Instructions for the task: Copy out the data exactly, leaving the pictures behind.

==== Data segment

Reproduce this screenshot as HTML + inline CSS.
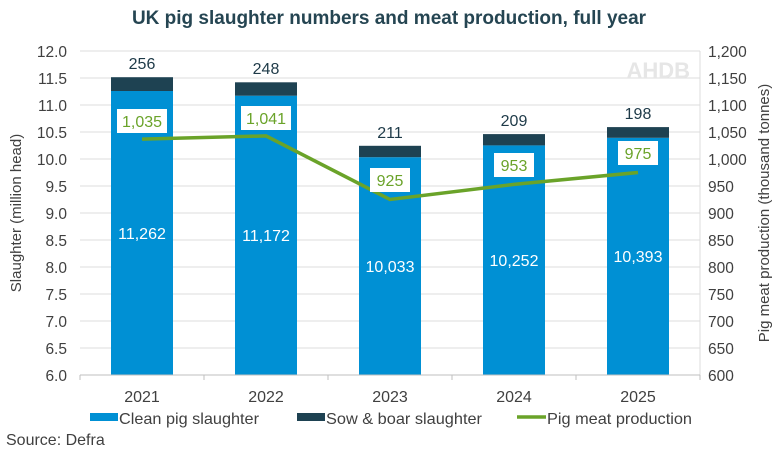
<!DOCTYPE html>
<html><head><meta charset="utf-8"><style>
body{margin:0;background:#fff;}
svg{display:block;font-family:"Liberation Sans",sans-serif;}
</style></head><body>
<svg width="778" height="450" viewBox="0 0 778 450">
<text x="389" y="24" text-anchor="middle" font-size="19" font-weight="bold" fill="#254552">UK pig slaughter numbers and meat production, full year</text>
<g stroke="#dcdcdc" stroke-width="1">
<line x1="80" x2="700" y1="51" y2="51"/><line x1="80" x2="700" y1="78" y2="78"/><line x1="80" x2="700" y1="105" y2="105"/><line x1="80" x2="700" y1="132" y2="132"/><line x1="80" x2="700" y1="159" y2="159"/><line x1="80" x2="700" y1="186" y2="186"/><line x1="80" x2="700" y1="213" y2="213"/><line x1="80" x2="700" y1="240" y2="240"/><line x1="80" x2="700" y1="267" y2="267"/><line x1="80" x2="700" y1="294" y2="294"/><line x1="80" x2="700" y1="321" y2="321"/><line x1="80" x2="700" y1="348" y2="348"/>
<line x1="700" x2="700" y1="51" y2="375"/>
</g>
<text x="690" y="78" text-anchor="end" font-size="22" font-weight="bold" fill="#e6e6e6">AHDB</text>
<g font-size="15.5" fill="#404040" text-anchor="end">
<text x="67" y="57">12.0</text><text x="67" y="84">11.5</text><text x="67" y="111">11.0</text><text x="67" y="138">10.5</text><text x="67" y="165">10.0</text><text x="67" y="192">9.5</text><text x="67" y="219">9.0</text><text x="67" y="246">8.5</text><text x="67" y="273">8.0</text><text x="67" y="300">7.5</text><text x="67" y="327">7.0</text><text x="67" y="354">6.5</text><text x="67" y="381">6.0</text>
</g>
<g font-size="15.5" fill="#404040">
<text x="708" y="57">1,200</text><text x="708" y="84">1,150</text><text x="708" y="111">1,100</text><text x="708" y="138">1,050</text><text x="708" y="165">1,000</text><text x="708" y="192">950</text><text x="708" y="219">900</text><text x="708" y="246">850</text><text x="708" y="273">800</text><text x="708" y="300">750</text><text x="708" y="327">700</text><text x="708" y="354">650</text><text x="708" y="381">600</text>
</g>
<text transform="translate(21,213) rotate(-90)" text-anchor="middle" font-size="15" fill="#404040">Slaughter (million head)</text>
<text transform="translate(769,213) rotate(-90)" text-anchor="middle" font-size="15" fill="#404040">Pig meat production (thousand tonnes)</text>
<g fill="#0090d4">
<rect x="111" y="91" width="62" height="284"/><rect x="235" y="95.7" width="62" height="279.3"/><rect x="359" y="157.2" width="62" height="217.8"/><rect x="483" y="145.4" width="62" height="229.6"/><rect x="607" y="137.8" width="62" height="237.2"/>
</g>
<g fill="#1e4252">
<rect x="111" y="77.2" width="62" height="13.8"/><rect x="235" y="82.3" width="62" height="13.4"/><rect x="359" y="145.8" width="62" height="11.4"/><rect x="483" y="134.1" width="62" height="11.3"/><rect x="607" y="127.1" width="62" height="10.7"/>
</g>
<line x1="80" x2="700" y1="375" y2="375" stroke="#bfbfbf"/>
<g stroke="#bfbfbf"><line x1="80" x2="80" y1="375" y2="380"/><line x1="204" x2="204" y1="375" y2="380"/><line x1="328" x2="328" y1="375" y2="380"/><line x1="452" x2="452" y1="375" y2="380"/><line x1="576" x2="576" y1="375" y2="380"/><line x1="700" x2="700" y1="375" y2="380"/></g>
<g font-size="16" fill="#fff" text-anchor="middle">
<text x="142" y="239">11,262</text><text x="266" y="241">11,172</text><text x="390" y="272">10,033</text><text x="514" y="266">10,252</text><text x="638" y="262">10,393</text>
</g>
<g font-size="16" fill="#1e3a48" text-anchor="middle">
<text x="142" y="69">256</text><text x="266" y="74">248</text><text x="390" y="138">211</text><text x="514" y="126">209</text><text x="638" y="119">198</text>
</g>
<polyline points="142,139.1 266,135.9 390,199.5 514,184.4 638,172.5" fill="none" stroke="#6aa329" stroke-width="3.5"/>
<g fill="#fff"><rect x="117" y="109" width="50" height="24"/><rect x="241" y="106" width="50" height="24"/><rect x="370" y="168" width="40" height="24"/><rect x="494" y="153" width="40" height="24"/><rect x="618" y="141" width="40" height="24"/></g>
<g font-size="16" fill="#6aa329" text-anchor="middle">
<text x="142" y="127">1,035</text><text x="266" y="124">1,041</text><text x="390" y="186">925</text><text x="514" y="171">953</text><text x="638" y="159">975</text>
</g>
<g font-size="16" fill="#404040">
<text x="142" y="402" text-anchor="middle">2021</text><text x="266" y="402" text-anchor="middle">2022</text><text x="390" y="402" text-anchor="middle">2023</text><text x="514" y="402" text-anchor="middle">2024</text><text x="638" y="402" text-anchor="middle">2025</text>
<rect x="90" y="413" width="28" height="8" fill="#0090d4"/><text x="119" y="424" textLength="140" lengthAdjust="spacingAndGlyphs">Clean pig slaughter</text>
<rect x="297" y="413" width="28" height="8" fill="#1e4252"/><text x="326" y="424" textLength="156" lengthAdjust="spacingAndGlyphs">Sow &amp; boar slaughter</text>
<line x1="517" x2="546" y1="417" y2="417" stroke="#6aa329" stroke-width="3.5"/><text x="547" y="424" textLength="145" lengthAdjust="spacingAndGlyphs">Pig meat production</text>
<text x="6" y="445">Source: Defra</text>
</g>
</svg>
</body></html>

========

Worked answer:
Reproduce this screenshot as HTML + inline CSS.
<!DOCTYPE html>
<html><head><meta charset="utf-8"><style>
body{margin:0;background:#fff;}
svg{display:block;font-family:"Liberation Sans",sans-serif;}
</style></head><body>
<svg width="778" height="450" viewBox="0 0 778 450">
<text x="389" y="24" text-anchor="middle" font-size="19" font-weight="bold" fill="#254552">UK pig slaughter numbers and meat production, full year</text>
<g stroke="#dcdcdc" stroke-width="1">
<line x1="80" x2="700" y1="51" y2="51"/><line x1="80" x2="700" y1="78" y2="78"/><line x1="80" x2="700" y1="105" y2="105"/><line x1="80" x2="700" y1="132" y2="132"/><line x1="80" x2="700" y1="159" y2="159"/><line x1="80" x2="700" y1="186" y2="186"/><line x1="80" x2="700" y1="213" y2="213"/><line x1="80" x2="700" y1="240" y2="240"/><line x1="80" x2="700" y1="267" y2="267"/><line x1="80" x2="700" y1="294" y2="294"/><line x1="80" x2="700" y1="321" y2="321"/><line x1="80" x2="700" y1="348" y2="348"/>
<line x1="700" x2="700" y1="51" y2="375"/>
</g>
<text x="690" y="78" text-anchor="end" font-size="22" font-weight="bold" fill="#e6e6e6">AHDB</text>
<g font-size="15.5" fill="#404040" text-anchor="end">
<text x="67" y="57">12.0</text><text x="67" y="84">11.5</text><text x="67" y="111">11.0</text><text x="67" y="138">10.5</text><text x="67" y="165">10.0</text><text x="67" y="192">9.5</text><text x="67" y="219">9.0</text><text x="67" y="246">8.5</text><text x="67" y="273">8.0</text><text x="67" y="300">7.5</text><text x="67" y="327">7.0</text><text x="67" y="354">6.5</text><text x="67" y="381">6.0</text>
</g>
<g font-size="15.5" fill="#404040">
<text x="708" y="57">1,200</text><text x="708" y="84">1,150</text><text x="708" y="111">1,100</text><text x="708" y="138">1,050</text><text x="708" y="165">1,000</text><text x="708" y="192">950</text><text x="708" y="219">900</text><text x="708" y="246">850</text><text x="708" y="273">800</text><text x="708" y="300">750</text><text x="708" y="327">700</text><text x="708" y="354">650</text><text x="708" y="381">600</text>
</g>
<text transform="translate(21,213) rotate(-90)" text-anchor="middle" font-size="15" fill="#404040">Slaughter (million head)</text>
<text transform="translate(769,213) rotate(-90)" text-anchor="middle" font-size="15" fill="#404040">Pig meat production (thousand tonnes)</text>
<g fill="#0090d4">
<rect x="111" y="91" width="62" height="284"/><rect x="235" y="95.7" width="62" height="279.3"/><rect x="359" y="157.2" width="62" height="217.8"/><rect x="483" y="145.4" width="62" height="229.6"/><rect x="607" y="137.8" width="62" height="237.2"/>
</g>
<g fill="#1e4252">
<rect x="111" y="77.2" width="62" height="13.8"/><rect x="235" y="82.3" width="62" height="13.4"/><rect x="359" y="145.8" width="62" height="11.4"/><rect x="483" y="134.1" width="62" height="11.3"/><rect x="607" y="127.1" width="62" height="10.7"/>
</g>
<line x1="80" x2="700" y1="375" y2="375" stroke="#bfbfbf"/>
<g stroke="#bfbfbf"><line x1="80" x2="80" y1="375" y2="380"/><line x1="204" x2="204" y1="375" y2="380"/><line x1="328" x2="328" y1="375" y2="380"/><line x1="452" x2="452" y1="375" y2="380"/><line x1="576" x2="576" y1="375" y2="380"/><line x1="700" x2="700" y1="375" y2="380"/></g>
<g font-size="16" fill="#fff" text-anchor="middle">
<text x="142" y="239">11,262</text><text x="266" y="241">11,172</text><text x="390" y="272">10,033</text><text x="514" y="266">10,252</text><text x="638" y="262">10,393</text>
</g>
<g font-size="16" fill="#1e3a48" text-anchor="middle">
<text x="142" y="69">256</text><text x="266" y="74">248</text><text x="390" y="138">211</text><text x="514" y="126">209</text><text x="638" y="119">198</text>
</g>
<polyline points="142,139.1 266,135.9 390,199.5 514,184.4 638,172.5" fill="none" stroke="#6aa329" stroke-width="3.5"/>
<g fill="#fff"><rect x="117" y="109" width="50" height="24"/><rect x="241" y="106" width="50" height="24"/><rect x="370" y="168" width="40" height="24"/><rect x="494" y="153" width="40" height="24"/><rect x="618" y="141" width="40" height="24"/></g>
<g font-size="16" fill="#6aa329" text-anchor="middle">
<text x="142" y="127">1,035</text><text x="266" y="124">1,041</text><text x="390" y="186">925</text><text x="514" y="171">953</text><text x="638" y="159">975</text>
</g>
<g font-size="16" fill="#404040">
<text x="142" y="402" text-anchor="middle">2021</text><text x="266" y="402" text-anchor="middle">2022</text><text x="390" y="402" text-anchor="middle">2023</text><text x="514" y="402" text-anchor="middle">2024</text><text x="638" y="402" text-anchor="middle">2025</text>
<rect x="90" y="413" width="28" height="8" fill="#0090d4"/><text x="119" y="424" textLength="140" lengthAdjust="spacingAndGlyphs">Clean pig slaughter</text>
<rect x="297" y="413" width="28" height="8" fill="#1e4252"/><text x="326" y="424" textLength="156" lengthAdjust="spacingAndGlyphs">Sow &amp; boar slaughter</text>
<line x1="517" x2="546" y1="417" y2="417" stroke="#6aa329" stroke-width="3.5"/><text x="547" y="424" textLength="145" lengthAdjust="spacingAndGlyphs">Pig meat production</text>
<text x="6" y="445">Source: Defra</text>
</g>
</svg>
</body></html>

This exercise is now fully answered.